Review by Jon Donnis
Guy Ritchie’s In the Grey feels like a deliberate throwback to the kind of muscular action thrillers that used to dominate late night DVD shelves and crowded multiplexes in the early 2000s. It is stylish, loud, occasionally messy, and completely uninterested in pretending to be anything deeper than a fast moving crime thriller with attractive people pointing guns at each other across exotic locations. In truth, that works in its favour more often than not.
The setup is pure Ritchie. A covert team operating in the shadows is tasked with retrieving a stolen billion dollar fortune from a dangerous despot, only for the mission to spiral into double crosses, hidden agendas and escalating violence. The plot itself is not especially original, but the film survives on energy, chemistry and confidence. Ritchie knows exactly the sort of film he is making here and rarely wastes time pretending otherwise.
Henry Cavill and Jake Gyllenhaal make for an entertaining duo as Sid and Bronco, two extraction specialists who spend much of the film bouncing between deadpan humour and brutal action. Cavill in particular looks completely at home in this sort of role. There is a relaxed charisma to him throughout, almost as if he has been waiting years for a film that allows him to simply be cool without drowning him in mythology or franchise baggage. Gyllenhaal meanwhile brings a slightly twitchier edge, giving Bronco enough unpredictability to stop him feeling like just another wisecracking action hero.

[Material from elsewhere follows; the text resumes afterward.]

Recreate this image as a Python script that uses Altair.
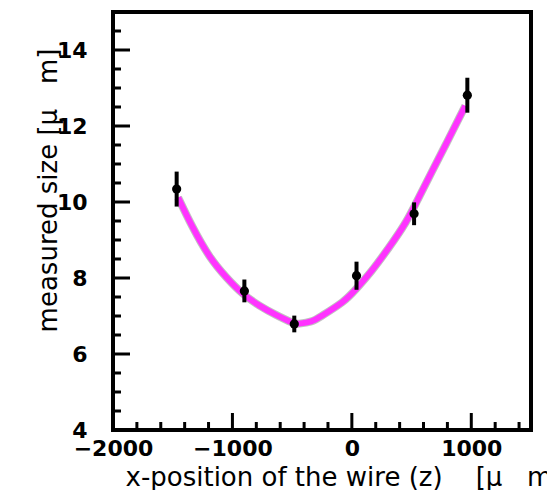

Still, the real standout is Eiza González as Rachel Wild. She walks away with the film whenever she appears. Smart, confident and effortlessly magnetic, she injects genuine life into scenes that might otherwise have been little more than exposition dumps and gunfire. There is an old fashioned movie star quality to her performance here that lifts the entire production. Ritchie clearly knows it too, because the film increasingly bends around her presence as it goes on.
For the first hour, In the Grey feels almost too relaxed with itself. There is plenty of style, plenty of witty dialogue and enough swagger to keep things watchable, but the pacing occasionally drifts. It is not until the final half hour that the film properly explodes into life. Once the rescue mission kicks into gear, the film becomes exactly what audiences probably hoped for walking in. The gunfights are chaotic and aggressive, the betrayals come quickly, and Ritchie finally leans fully into the mix of comedy and violence that made his earlier crime films so entertaining.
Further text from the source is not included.